Brief:
Extract exactly the lines from the top of the records through the line containing "plt.rcParams['font.family'] = ['Liberation", and keep pictures out of the copy.

• • • •

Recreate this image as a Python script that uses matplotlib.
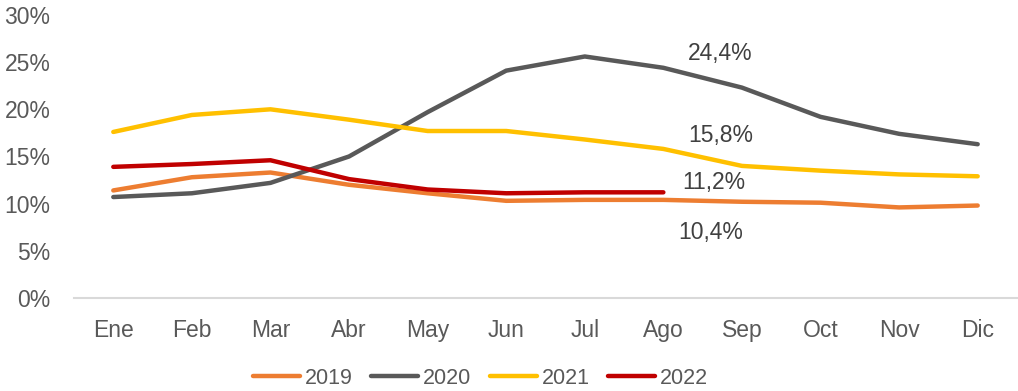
import matplotlib
matplotlib.use("Agg")
import matplotlib.pyplot as plt
from matplotlib.ticker import FuncFormatter

plt.rcParams['font.family'] = ['Liberation Sans', 'DejaVu Sans']

months = ["Ene", "Feb", "Mar", "Abr", "May", "Jun", "Jul", "Ago", "Sep", "Oct", "Nov", "Dic"]
years = ["2019", "2020", "2021", "2022"]

rate_2019 = [11.4, 12.8, 13.3, 12.0, 11.1, 10.3, 10.4, 10.4, 10.2, 10.1, 9.6, 9.8]
rate_2020 = [10.7, 11.1, 12.2, 15.0, 19.7, 24.1, 25.6, 24.4, 22.3, 19.2, 17.4, 16.3]
rate_2021 = [17.6, 19.4, 20.0, 18.9, 17.7, 17.7, 16.8, 15.8, 14.0, 13.5, 13.1, 12.9]
rate_2022 = [13.9, 14.2, 14.6, 12.6, 11.5, 11.1, 11.2, 11.2]

series = [rate_2019, rate_2020, rate_2021, rate_2022]
colors = ["#ED7D31", "#595959", "#FFC000", "#C00000"]

# value labels at Ago: (series index, x offset px, y offset px)
label_month = "Ago"
label_offsets = [(0, 47, -33), (1, 57, 14), (2, 57, 13), (3, 50, 10)]

FS = 16.5

fig = plt.figure(figsize=(10.18, 3.91), dpi=100)
ax = fig.add_axes([0.0727, 0.2379, 0.9263, 0.7238])

for yr, vals, c in zip(years, series, colors):
    ax.plot(range(len(vals)), vals, color=c, lw=3.2, label=yr,
            solid_capstyle="round", solid_joinstyle="round")

xi = months.index(label_month)
for si, dx, dy in label_offsets:
    v = series[si][xi]
    ax.annotate(f"{v:.1f}%".replace(".", ","), xy=(xi, v), xytext=(dx, dy),
                textcoords="offset pixels", ha="center", va="center",
                fontsize=FS, color="#404040")

ax.set_xlim(-0.5, 11.5)
ax.set_ylim(0, 30)
ax.set_yticks(range(0, 31, 5))
ax.yaxis.set_major_formatter(FuncFormatter(lambda v, p: f"{v:.0f}%"))
ax.set_xticks(range(12))
ax.set_xticklabels(months)
ax.tick_params(axis="both", length=0, labelsize=FS, labelcolor="#595959")
ax.tick_params(axis="x", pad=15)
ax.tick_params(axis="y", pad=17)
for s in ["top", "right", "left"]:
    ax.spines[s].set_visible(False)
ax.spines["bottom"].set_color("#D9D9D9")
ax.spines["bottom"].set_linewidth(1.5)

leg = fig.legend(loc="center", bbox_to_anchor=(0.472, 0.033), ncol=4, frameon=False,
                 fontsize=15.5, handlelength=2.2, handletextpad=0.22, columnspacing=0.85,
                 labelcolor="#595959")

fig.savefig("out.png", dpi=100)
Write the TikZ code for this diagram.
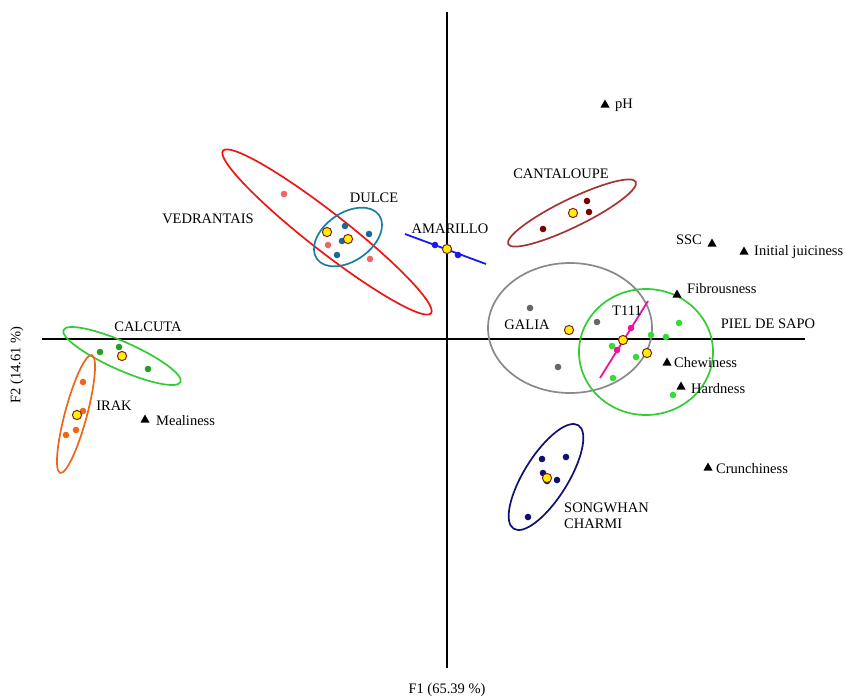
\documentclass[tikz,border=0pt]{standalone}
\usepackage{fontspec}
\setmainfont{Liberation Serif}
\begin{document}
\begin{tikzpicture}[x=1pt,y=-1pt,
  lbl/.style={font=\fontsize{14.5}{16}\selectfont, inner sep=0pt},
  ell/.style={line width=1.7pt}
]
\definecolor{cgreen}{HTML}{33CC33}
\definecolor{cgreendot}{HTML}{22A022}
\definecolor{pgreendot}{HTML}{33DD33}
\definecolor{corange}{HTML}{EE6618}
\definecolor{cred}{HTML}{EE1515}
\definecolor{csalmon}{HTML}{EE6666}
\definecolor{cteal}{HTML}{1A7FA0}
\definecolor{ctealdot}{HTML}{1A6A98}
\definecolor{cblue}{HTML}{1A1AEE}
\definecolor{cbrown}{HTML}{A33535}
\definecolor{cbrowndot}{HTML}{7A0000}
\definecolor{cgray}{HTML}{8A8A8A}
\definecolor{cgraydot}{HTML}{666666}
\definecolor{cmag}{HTML}{EE1199}
\definecolor{cnavy}{HTML}{10106E}
\definecolor{meanedge}{HTML}{8B1A1A}
\tikzset{mean/.style={fill=yellow, draw=meanedge, line width=1pt}}
\useasboundingbox (0,0) rectangle (845,699);
\fill[white] (0,0) rectangle (845,699);
% axes
\coordinate (xl) at (42,339); \coordinate (xr) at (805,339);
\coordinate (yt) at (447,12); \coordinate (yb) at (447,668);
\draw[line width=2.4pt] (xl) -- (xr);
\draw[line width=2.4pt] (yt) -- (yb);
\node[lbl] (f1) at (447,690) {F1 (65.39 \%)};
\node[lbl, rotate=90] (f2) at (17,365) {F2 (14.61 \%)};
% CALCUTA
\draw[ell, cgreen, rotate around={-24:(122,356)}] (122,356) ellipse (64 and 14);
\foreach \p in {(100,352),(119,347),(148,369)} \fill[cgreendot] \p circle (3.3);
\draw[mean] (122,356) circle (4.6);
\node[lbl] (calc) at (148,327) {CALCUTA};
% IRAK
\draw[ell, corange, rotate around={75:(76,414)}] (76,414) ellipse (61 and 11);
\foreach \p in {(83,382),(83,411),(76,430),(66,435)} \fill[corange] \p circle (3.3);
\draw[mean] (77,415) circle (4.6);
\node[lbl] (irak) at (114,406) {IRAK};
% VEDRANTAIS
\draw[ell, cred, rotate around={-38:(327,232)}] (327,232) ellipse (132 and 19);
\foreach \p in {(284,194),(328,245),(370,259)} \fill[csalmon] \p circle (3.3);
\node[lbl] (ved) at (208,219) {VEDRANTAIS};
% DULCE
\draw[ell, cteal, rotate around={35:(348,237)}] (348,237) ellipse (38 and 24);
\foreach \p in {(345,226),(369,234),(342,241),(337,255)} \fill[ctealdot] \p circle (3.3);
\draw[mean] (327,232) circle (4.6);
\draw[mean] (348,239) circle (4.6);
\node[lbl] (dul) at (374,198) {DULCE};
% AMARILLO
\coordinate (am1) at (405,234); \coordinate (am2) at (486,264);
\draw[cblue, line width=1.8pt] (am1) -- (am2);
\foreach \p in {(435,245),(458,255)} \fill[cblue] \p circle (3.3);
\draw[mean] (447,249) circle (4.6);
\node[lbl] (ama) at (450,229) {AMARILLO};
% CANTALOUPE
\draw[ell, cbrown, rotate around={26:(572,213)}] (572,213) ellipse (71 and 14);
\foreach \p in {(543,229),(587,201),(589,212)} \fill[cbrowndot] \p circle (3.3);
\draw[mean] (573,213) circle (4.6);
\node[lbl] (cant) at (561,174) {CANTALOUPE};
% GALIA
\draw[ell, cgray] (570,328) ellipse (82 and 65);
\foreach \p in {(530,308),(597,322),(558,367)} \fill[cgraydot] \p circle (3.3);
\draw[mean] (569,330) circle (4.6);
\node[lbl] (gal) at (527,325) {GALIA};
% PIEL DE SAPO
\draw[ell, cgreen] (646,352) ellipse (67 and 63);
\foreach \p in {(612,346),(636,357),(651,335),(666,337),(679,323),(613,378),(673,395)} \fill[pgreendot] \p circle (3.3);
\node[lbl] (piel) at (768,324) {PIEL DE SAPO};
% T111
\coordinate (t1) at (600,378); \coordinate (t2) at (648,301);
\draw[cmag, line width=1.8pt] (t1) -- (t2);
\foreach \p in {(631,328),(617,350)} \fill[cmag] \p circle (3.3);
\draw[mean] (623,340) circle (4.6);
\draw[mean] (647,353) circle (4.6);
\node[lbl] (t111) at (627,311) {T111};
% SONGWHAN CHARMI
\draw[ell, cnavy, rotate around={58:(546,477)}] (546,477) ellipse (61 and 22);
\foreach \p in {(542,459),(566,457),(543,473),(547,481),(557,480),(528,517)} \fill[cnavy] \p circle (3.3);
\draw[mean] (547,478) circle (4.6);
\node[lbl, anchor=west, align=left] (song) at (564,516) {SONGWHAN\\CHARMI};
% attributes
\foreach \n/\x/\y in {ph/605/104, ssc/712/243, ij/744/251, fib/677/294, chew/667/362, hard/681/386, crun/708/467, meal/145/419}
  \fill (\x,\y) ++(0,-4.5) -- ++(-4.5,8) -- ++(9,0) -- cycle;
\node[lbl, anchor=west] (lph) at (615,105) {pH};
\node[lbl, anchor=east] (lssc) at (702,240) {SSC};
\node[lbl, anchor=west] (lij) at (754,252) {Initial juiciness};
\node[lbl, anchor=west] (lfib) at (687,289) {Fibrousness};
\node[lbl, anchor=west] (lchew) at (674,363) {Chewiness};
\node[lbl, anchor=west] (lhard) at (691,389) {Hardness};
\node[lbl, anchor=west] (lcrun) at (716,469) {Crunchiness};
\node[lbl, anchor=west] (lmeal) at (156,421) {Mealiness};
\end{tikzpicture}
\end{document}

• • • •

Expected answer:
Recreate this image as a Python script that uses matplotlib.
import matplotlib
matplotlib.use("Agg")
import matplotlib.pyplot as plt
from matplotlib.ticker import FuncFormatter

plt.rcParams['font.family'] = ['Liberation Sans', 'DejaVu Sans']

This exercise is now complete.